Consumer spending -- which accounts for about 70 percent of U.S. economic activity -- got off to slow start in the first two months of 2011 -- held back by bad weather. Rising gasoline prices also took spending away from other sectors.
The stronger-than-expected same-store sales were little boosted by inflation, given the nature of the merchandise which economists said was less sensitive to the high energy prices.
“Consumers have held back for a long time, there is a certain amount of pent-up demand. Wage growth isn’t much, but we are also seeing an increase in income because of an increase in job growth,” said Steve Blitz, a senior economist at ITG Investment Research in New York.
“Job growth also means that for those who are employed there is reduced concern about being laid off so the pent up demand is coming out.”
With the latest fall, initial claims for jobless benefits are now beneath the 400,000 level, which is generally associated with steady job growth, for four weeks in a row.

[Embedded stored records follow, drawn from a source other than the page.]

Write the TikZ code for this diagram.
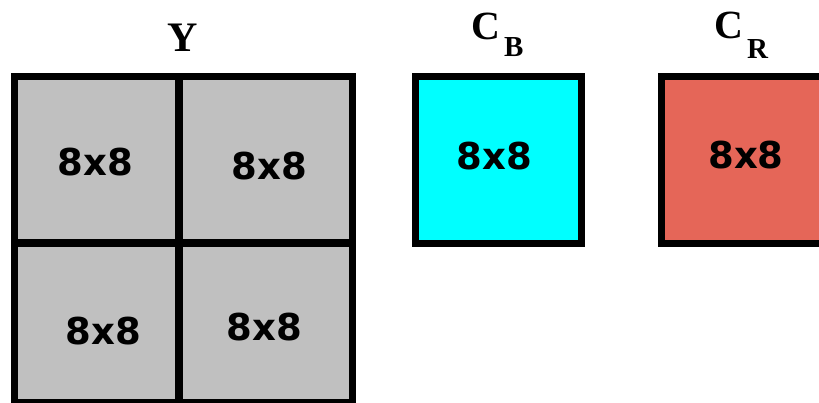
\documentclass[tikz,border=0pt]{standalone}
\usepackage{fontspec}
\newfontfamily\boxfont{DejaVu Sans}
\newfontfamily\labfont{Liberation Serif}
\definecolor{ygray}{RGB}{192,192,192}
\definecolor{cbcyan}{RGB}{0,255,255}
\definecolor{crred}{RGB}{229,102,88}
\tikzset{
  blockbox/.style={draw=black,line width=7.5pt},
  blocktext/.style={inner sep=0pt,font=\boxfont\bfseries\fontsize{37}{37}\selectfont},
  labtext/.style={inner sep=0pt,anchor=base west,font=\labfont\bfseries\fontsize{40}{40}\selectfont},
  subtext/.style={inner sep=0pt,anchor=base west,font=\labfont\bfseries\fontsize{29}{29}\selectfont}
}
\begin{document}
\begin{tikzpicture}[x=1pt,y=-1pt]
\useasboundingbox (0,0) rectangle (819,403);
\clip (0,0) rectangle (819,403);
\fill[white] (0,0) rectangle (819,403);
% Y block
\fill[ygray] (14.5,76.5) rectangle (352.5,403);
\draw[blockbox] (14.5,76.5) rectangle (352.5,403);
\draw[blockbox] (179,76.5) -- (179,403);
\draw[blockbox] (14.5,243) -- (352.5,243);
% Cb block
\draw[blockbox,fill=cbcyan] (415.5,76.5) rectangle (581.5,243.5);
% Cr block
\draw[blockbox,fill=crred] (661.5,76.5) rectangle (840,243.5);
% texts
\node[blocktext] (y1) at (95.5,162) {8x8};
\node[blocktext] (y2) at (269.5,166) {8x8};
\node[blocktext] (y3) at (103.5,331) {8x8};
\node[blocktext] (y4) at (264.5,327) {8x8};
\node[blocktext] (cb) at (494.5,156) {8x8};
\node[blocktext] (cr) at (746,155) {8x8};
% labels
\node[inner sep=0pt,anchor=base,font=\labfont\bfseries\fontsize{42}{42}\selectfont] (ylab) at (182.5,52) {Y};
\node[labtext] (cblab) at (471,40) {C};
\node[subtext] (cbsub) at (504,57) {B};
\node[labtext] (crlab) at (714,39) {C};
\node[subtext] (crsub) at (747,59) {R};
\end{tikzpicture}
\end{document}
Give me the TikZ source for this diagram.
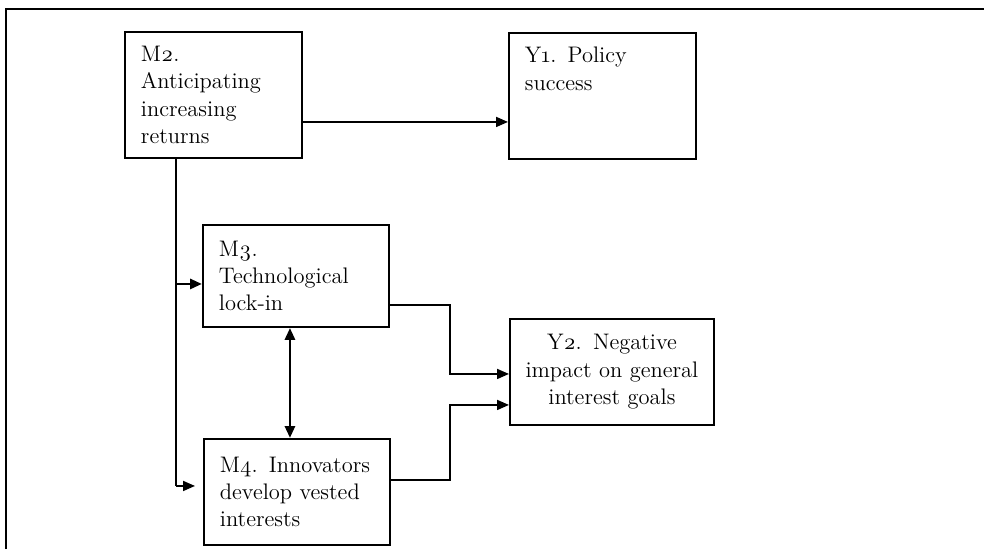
\documentclass[tikz,border=0pt]{standalone}
\usepackage{fontspec}
\setmainfont{Latin Modern Roman}[Numbers=OldStyle]
\usetikzlibrary{arrows.meta, positioning}

\begin{document}
\begin{tikzpicture}[x=0.02cm, y=-0.02cm,
		box/.style={draw, line width=1.1pt, anchor=north west, align=left, inner xsep=0.32cm, inner ysep=0pt,
			font=\fontsize{12.8}{15.6}\selectfont},
		link/.style={line width=1pt, -{Triangle[length=0.24cm, width=0.2cm]}},
		thicklink/.style={line width=1.6pt, -{Triangle[length=0.24cm, width=0.2cm]}}]
	\useasboundingbox (0,0) rectangle (984,549);
	% Frame
	\draw[line width=0.9pt] (6,549) -- (6,9) -- (984,9);
	% Boxes
	\node[box, text width=2.9cm, minimum height=2.52cm] (m2) at (124,31) {M2.\\Anticipating\\increasing\\returns};
	\node[box, text width=3.1cm, minimum height=2.52cm] (y1) at (508,32) {Y1. Policy\\success\\~\\~};
	\node[box, text width=3.08cm, minimum height=2.04cm] (m3) at (202,224) {M3.\\Technological\\lock-in};
	\node[box, text width=3.08cm, minimum height=2.12cm] (m4) at (203,438) {M4. Innovators\\develop vested\\interests};
	\node[box, align=center, inner xsep=0.12cm, text width=3.84cm, minimum height=2.12cm] (y2) at (509,318) {Y2. Negative\\impact on general\\interest goals};
	% M2 to Y1
	\draw[link] ([yshift=-0.54cm]m2.east) -- ([yshift=-0.54cm]m2.east -| y1.west);
	% M2 down to M3 and M4
	\coordinate (trunk) at ([xshift=1.04cm]m2.south west);
	\coordinate (m3in) at ([yshift=-0.16cm]m3.west);
	\coordinate (m4in) at ([xshift=-0.16cm, yshift=0.12cm]m4.west);
	\draw[line width=1pt] (trunk) -- (trunk |- m4in);
	\draw[thicklink] (trunk |- m3in) -- (m3in);
	\draw[link] (trunk |- m4in) -- (m4in);
	% M3 and M4
	\draw[thicklink, {Triangle[length=0.24cm, width=0.2cm]}-{Triangle[length=0.24cm, width=0.2cm]}] ([xshift=-0.12cm]m3.south) -- ([xshift=-0.12cm]m3.south |- m4.north);
	% To Y2
	\draw[link] ([yshift=-0.58cm]m3.east) -- ++(1.2cm,0) |- ([yshift=-0.04cm]y2.west);
	\draw[link] ([yshift=0.24cm]m4.east) -- ++(1.18cm,0) |- ([yshift=-0.66cm]y2.west);
\end{tikzpicture}
\end{document}
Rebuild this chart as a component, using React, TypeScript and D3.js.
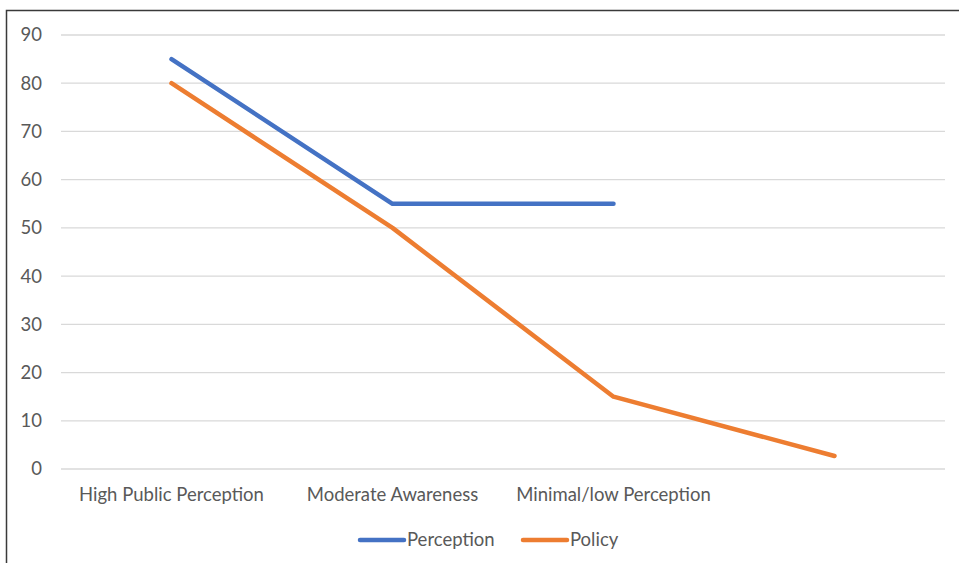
import { useEffect, useRef } from 'react';
import * as d3 from 'd3';

const categories = ['High Public Perception', 'Moderate Awareness', 'Minimal/low Perception', ''];
const perception: (number | null)[] = [85, 55, 55, null];
const policy: (number | null)[] = [80, 50, 15, 2.7];
const yTicks = [0, 10, 20, 30, 40, 50, 60, 70, 80, 90];

const W = 959;
const H = 563;

export default function App() {
  const svgRef = useRef<SVGSVGElement>(null);

  useEffect(() => {
    if (!svgRef.current) return;
    const svg = d3.select(svgRef.current);
    svg.selectAll('*').remove();

    const font = 'Lato, "Open Sans", sans-serif';
    const textColor = '#595959';
    const fontSize = '18.5px';

    // chart frame
    svg.append('rect')
      .attr('x', 6.5).attr('y', 10.5)
      .attr('width', W + 20).attr('height', H + 20)
      .attr('fill', '#fff')
      .attr('stroke', '#3a3a3a')
      .attr('stroke-width', 1.5);

    const x = d3.scaleBand<string>()
      .domain(categories.map((c, i) => String(i)))
      .range([61, 945]);
    const y = d3.scaleLinear().domain([0, 90]).range([469, 35]);

    // gridlines
    svg.append('g')
      .selectAll('line')
      .data(yTicks)
      .enter().append('line')
      .attr('x1', 61).attr('x2', 945)
      .attr('y1', d => y(d)).attr('y2', d => y(d))
      .attr('stroke', '#d9d9d9')
      .attr('stroke-width', 1.3);

    // y labels
    svg.append('g')
      .selectAll('text')
      .data(yTicks)
      .enter().append('text')
      .attr('x', 42)
      .attr('y', d => y(d))
      .attr('dy', '0.35em')
      .attr('text-anchor', 'end')
      .style('font-family', font)
      .style('font-size', fontSize)
      .style('fill', textColor)
      .text(d => d);

    // x labels
    svg.append('g')
      .selectAll('text')
      .data(categories)
      .enter().append('text')
      .attr('x', (d, i) => (x(String(i)) as number) + x.bandwidth() / 2)
      .attr('y', 501)
      .attr('text-anchor', 'middle')
      .style('font-family', font)
      .style('font-size', fontSize)
      .style('fill', textColor)
      .text(d => d);

    const cx = (i: number) => (x(String(i)) as number) + x.bandwidth() / 2;

    const line = d3.line<number | null>()
      .defined(d => d !== null)
      .x((d, i) => cx(i))
      .y(d => y(d as number));

    const series = [
      { name: 'Perception', values: perception, color: '#4472C4' },
      { name: 'Policy', values: policy, color: '#ED7D31' },
    ];

    series.forEach(s => {
      svg.append('path')
        .datum(s.values)
        .attr('d', line)
        .attr('fill', 'none')
        .attr('stroke', s.color)
        .attr('stroke-width', 4.5)
        .attr('stroke-linejoin', 'round')
        .attr('stroke-linecap', 'round');
    });

    // legend
    const legendX = [360, 523];
    const legend = svg.append('g');
    series.forEach((s, i) => {
      legend.append('line')
        .attr('x1', legendX[i]).attr('x2', legendX[i] + 44)
        .attr('y1', 540).attr('y2', 540)
        .attr('stroke', s.color)
        .attr('stroke-width', 4.5)
        .attr('stroke-linecap', 'round');
      legend.append('text')
        .attr('x', legendX[i] + 47)
        .attr('y', 540)
        .attr('dy', '0.35em')
        .style('font-family', font)
        .style('font-size', fontSize)
        .style('fill', textColor)
        .text(s.name);
    });
  }, []);

  return (
    <svg
      ref={svgRef}
      width={W}
      height={H}
      style={{ position: 'absolute', left: 0, top: 0, background: '#fff' }}
    />
  );
}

The four-week average has held below that mark for the sixth straight week. Economists say both measures need to drop to about 300,000 to signal a strong labor market recovery.
Signs of improvement in the jobs market were also evident in the number of people still receiving benefits under regular state programs after an initial week of aid, which fell in the week ended March 26 to the lowest level since October 2008.
However, long-term unemployment remains a major problem.
A total of 8.52 million people were claiming unemployment benefits under all programs in the week ended March 19, the latest week for which data is available.
“While the labor market has stabilized and employment may be increasing, it’s not increasing so rapidly that previously unemployed people who were claiming benefits are returning to work at a fast clip,” said J.H. Cohn’s O‘Keefe.